2) Support follow-up: Contacts without Cases (or with specific types of Cases)
Cross filters let service teams isolate Contacts (or Accounts) based on Case existence. With subfilters, you can define “with Cases” more precisely, like only certain statuses, priorities, or record types.
3) Marketing targeting: People who didn’t do the thing
A common marketing ops request is “Contacts who didn’t attend the webinar” or “Leads without Campaign History.” Cross filters are one of the cleanest ways to express the “didn’t” side when the relationship exists and is reportable.
Trailhead teaches report filtering as a practical skill for finding the right slice of records quickly, and cross filters are one of the mechanisms that makes that kind of “target the right set” reporting realistic when relationships are involved (filter your report to focus on the right records).
Cross filter subfilters: where most people either win big or get confused
Subfilters let you say: “Accounts with Opportunities” but only count Opportunities that match certain criteria.
Example pattern:
- Accounts with Opportunities
- Opportunity subfilter: Stage = Closed Won
That means: include Accounts that have at least one Closed Won Opportunity.
And this is where it gets subtle in real implementations: the subfilter logic applies to the related object selection, not to the parent object fields. So you’re not filtering Accounts by Account fields here; you’re defining what “qualifying related records” means.
If you’ve ever built a report that looked correct but kept including “extra” Accounts, it’s often because the related object has some record that matches the subfilter, even if other related records do not.
Limitations and “gotchas” you’ll run into (and how teams handle them)
Cross filters have practical limits and edge cases
In the real world, you’ll eventually hit report logic that feels like it should be possible, but the builder won’t express it the way you want. The Salesforce community has a long trail of nuanced edge cases around cross filters, especially when people try to replicate more complex SQL-like logic in a single report (nuanced edge cases discussed by experienced Salesforce admins).
“Additional filter logic” is a common pain point
Admins often want cross filters to participate in more complex boolean groupings (like mixing cross filters with other filters using custom parentheses logic). In practice, people run into constraints in how Salesforce allows cross filters to be combined with filter logic, which shows up frequently in peer discussions and workarounds (constraints in combining cross filters with additional filter logic).
When you hit that wall, the usual practical options are:
- Adjust the report type (sometimes a custom report type gives you the relationship path you need)

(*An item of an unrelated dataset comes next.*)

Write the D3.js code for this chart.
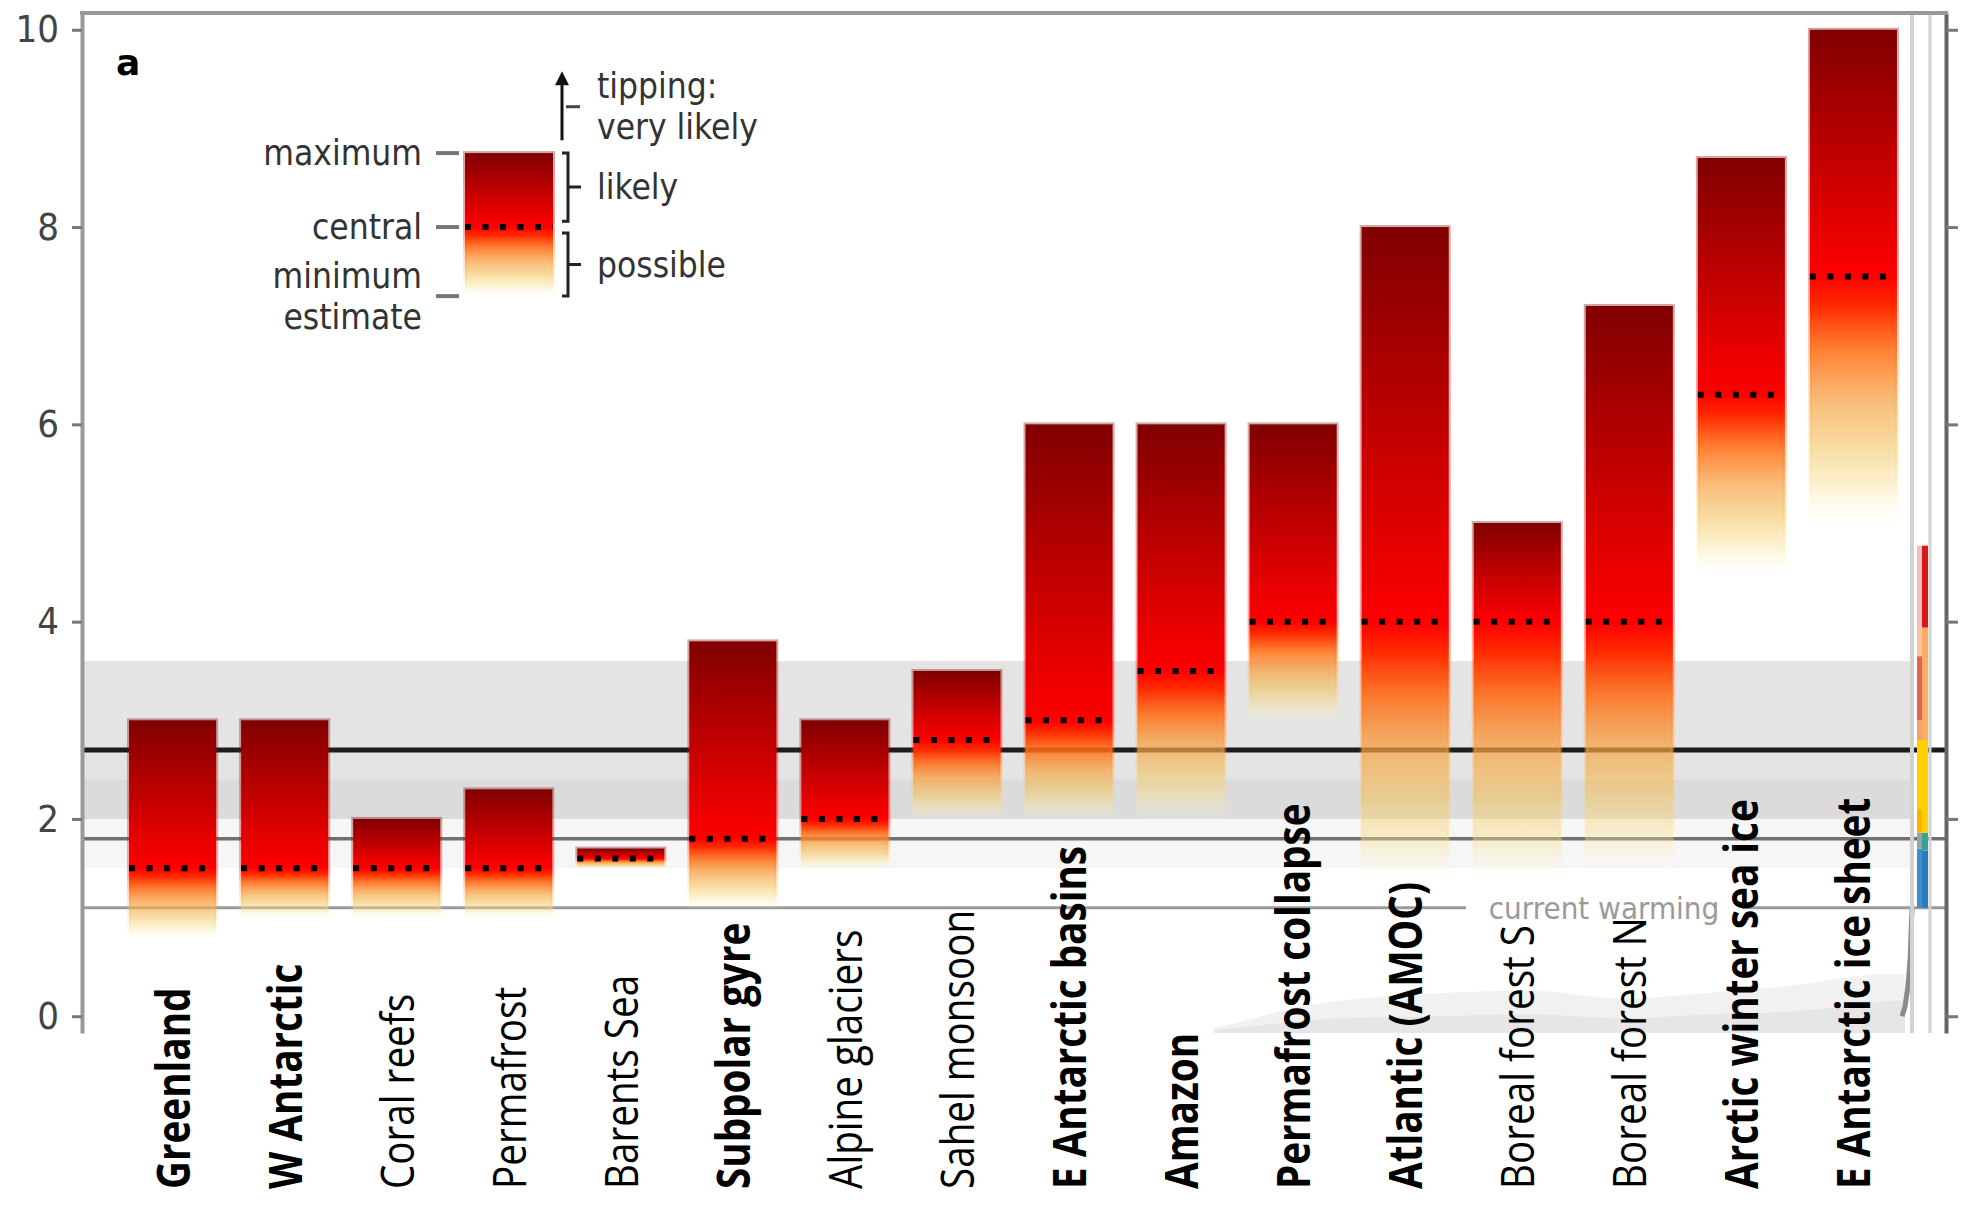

- Split the problem into two reports and reconcile via dashboard components or a joined report
- Use a formula field or flag (when the business logic is stable enough to encode on the record)
Implementation tips that make cross filters easier to maintain
Name the report for the logic, not the audience
A cross-filter-driven report is basically a logic statement. Put that logic in the title so it doesn’t become tribal knowledge.
Good:
- “Accounts without Opportunities (All Time)”
- “Accounts with Opportunities – Stage = Closed Won – Last 12 Months”
Not great:
- “Sales Follow-up List”
- “Target Accounts”
Treat subfilters like business definitions
When you add subfilters, you’re defining what qualifies as “has related record.” That definition should match how your org talks.
For example:
- “Active pipeline” might mean Stage not in (Closed Won, Closed Lost) and Close Date in the next 90 days.
- “Engaged customer” might mean “has at least one Case closed in the last 30 days.”
Those are not technical rules. They’re business rules expressed through subfilters.
Validate with a few known records
Cross filters can look right at a glance and still be off. Before you ship the report to leadership, spot-check:
- One record you know should be included
- One record you know should be excluded
- One “messy” record with lots of related history
That quick sanity check catches most definition mismatches early.